Children of Mary Slatter from the GRO Index:

SLATTER, THOMAS JOHN Mother's Maiden Surname: SHEHEN
GRO Reference: 1860 J Quarter in SAINT SAVIOUR SURREY Volume 01D Page 8

SLATTER, ALBERT WILLIAM Mother's Maiden Surname:SHEHEN
GRO Reference: 1862 M Quarter in WHITECHAPEL Volume 01C Page 416

SLATTER, JOHN DANIEL Mother's Maiden Surname: SHEHEN
GRO Reference: 1864 M Quarter in WHITECHAPEL Volume 01C Page 425

SLATTER, MARY Mother's Maiden Surname: SHEHEN
GRO Reference: 1869 D Quarter in WHITECHAPEL Volume 01C Page 399

SLATTER, FANNY LOUISA Mother's Maiden Surname: SHEHEN
GRO Reference: 1873 S Quarter in SAINT SAVIOUR SURREY Volume 01D Page 18

Thomas is alive in 1871 living with his grandparents John and Sarah Shuttleworth. See John Shuttlworth born about 1811 living in ChristChurch Southwark in 1871 Census. John was a widow when he married Sarah Slatter in 1862 in St Mary, Lambeth.

HTH

Elizabeh

Marian B. Wood said...

Thank you, Elizabeth, for all these details! Just wonderful to have your help.
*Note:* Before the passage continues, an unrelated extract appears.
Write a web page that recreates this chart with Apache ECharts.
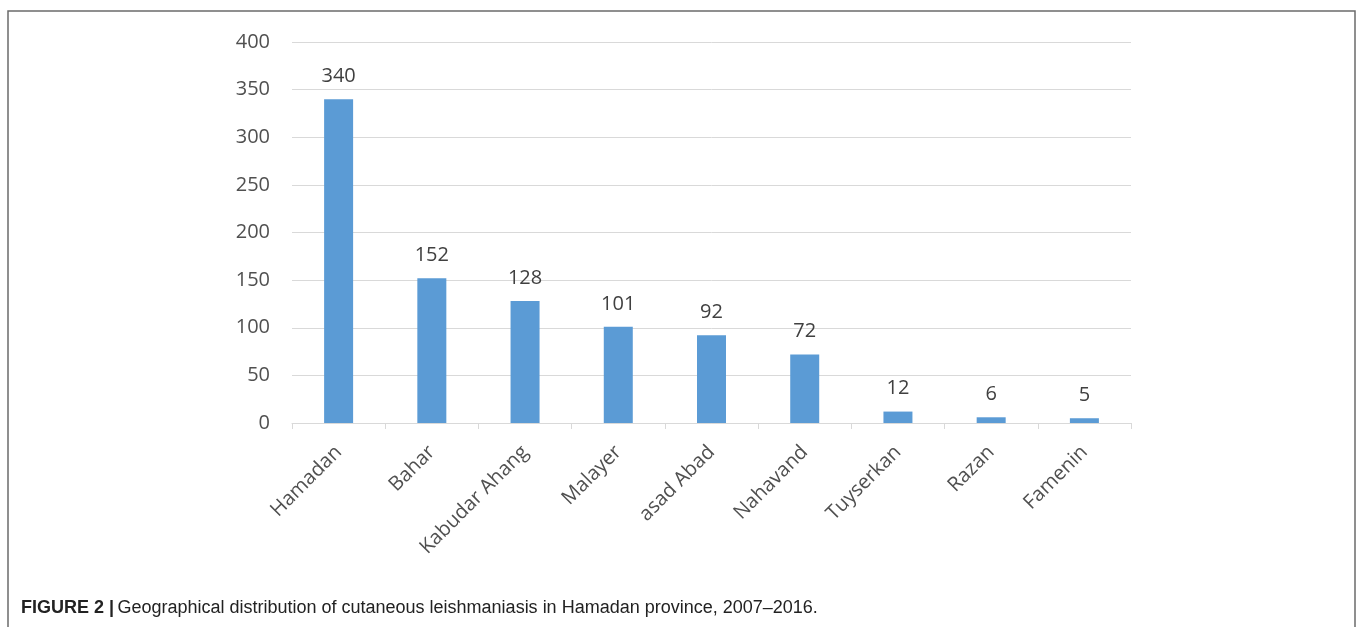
<!DOCTYPE html>
<html><head><meta charset="utf-8">
<script src="https://cdn.jsdelivr.net/npm/echarts@6/dist/echarts.min.js"></script>
<style>html,body{margin:0;padding:0;background:#fff}#c{width:1357px;height:627px}</style>
</head><body><div id="c"></div>
<script>
const categories = ["Hamadan","Bahar","Kabudar Ahang","Malayer","asad Abad","Nahavand","Tuyserkan","Razan","Famenin"];
const cases = [340,152,128,101,92,72,12,6,5];
const yTicks = {min:0, max:400, interval:50};
const caption = "Geographical distribution of cutaneous leishmaniasis in Hamadan province, 2007\u20132016.";

const chart = echarts.init(document.getElementById('c'), null, {renderer:'canvas'});
chart.setOption({
  animation:false,
  backgroundColor:'#fff',
  grid:{left:292,right:226,top:42,bottom:204,containLabel:false},
  xAxis:{type:'category',data:categories,
    axisLine:{lineStyle:{color:'#d9d9d9',width:1}},
    axisTick:{show:true,length:6,lineStyle:{color:'#d9d9d9'}},
    axisLabel:{rotate:45,margin:26,fontSize:20,color:'#505050',fontFamily:'Open Sans'}},
  yAxis:{type:'value',min:yTicks.min,max:yTicks.max,interval:yTicks.interval,
    axisLine:{show:false},axisTick:{show:false},
    splitLine:{lineStyle:{color:'#d9d9d9',width:1}},
    axisLabel:{fontSize:20,color:'#505050',margin:22,fontFamily:'Open Sans'}},
  series:[{type:'bar',data:cases,barWidth:29,
    itemStyle:{color:'#5b9bd5'},
    label:{show:true,position:'top',distance:13,fontSize:20,color:'#404040',fontFamily:'Open Sans'}}],
  graphic:[
    {type:'rect',shape:{x:8,y:11,width:1347,height:700},style:{fill:'none',stroke:'#6b6b6b',lineWidth:1.5},silent:true},
    {type:'text',left:21,top:599,style:{
      rich:{b:{fontWeight:'bold',fontSize:18,fontFamily:'Arial',fill:'#222'},
            n:{fontSize:18,fontFamily:'Arial',fill:'#222'}},
      text:'{b|FIGURE 2 |} {n|'+caption+'}'}}
  ]
});
</script></body></html>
I can confirm that the first four are definitely Mary Shehen Slatter's children. I'm not sure about Fanny Louisa, however. Mary did have other children as well: Henry Arthur (1866) and Adelaide Mary Ann (1868). I'll be going back through the Slatter tree and will post again once I have more.

Again, thank you!

Dana Leeds said...

I'm glad Elizabeth was able to help you out - isn't that one of the reasons we blog? - and hope you are able to determine if this was your Mary or not. What a sad story, though!

Marian B. Wood said...

Dana, I agree with you - blog community is so helpful and kind, and I'm lucky Elizabeth gave me the benefit of her fresh eyes and creative searching. Soon I hope to know more about this Mary Slatter. My cousin is going back to the archives before March. Stay tuned!

Dara said...

It sure sounds like you found your husband's ancestor, Marian. Sad. There is unlikely to be any happier news in the Colney Hatch registers.

Marian B. Wood said...

Oh, Dara, you are so right. What makes me saddest is that "misfortune and destitution" were cited as the cause. Maybe the Colney Hatch registers will be more specific about Mary's mental problems.

Wendy said...

I wonder how today's medical professionals would diagnose Mary's condition. I can see how being extremely poor could cause depression when worried about one's family's basic needs, but surely there was some better treatment than a straight jacket if doctors recognized that was the cause of her problem. So sad, indeed.

Marian B. Wood said...

From everything I've read about those asylums, they were overcrowded and understaffed and so even with the best of intentions, they couldn't manage the high number of patients. My hope is to discover the event that triggered her initial mental problem and landed her in Colney Hatch in the first place. If only she could know how well her children turned out as adults! Until time travel is invented, I can't tell her.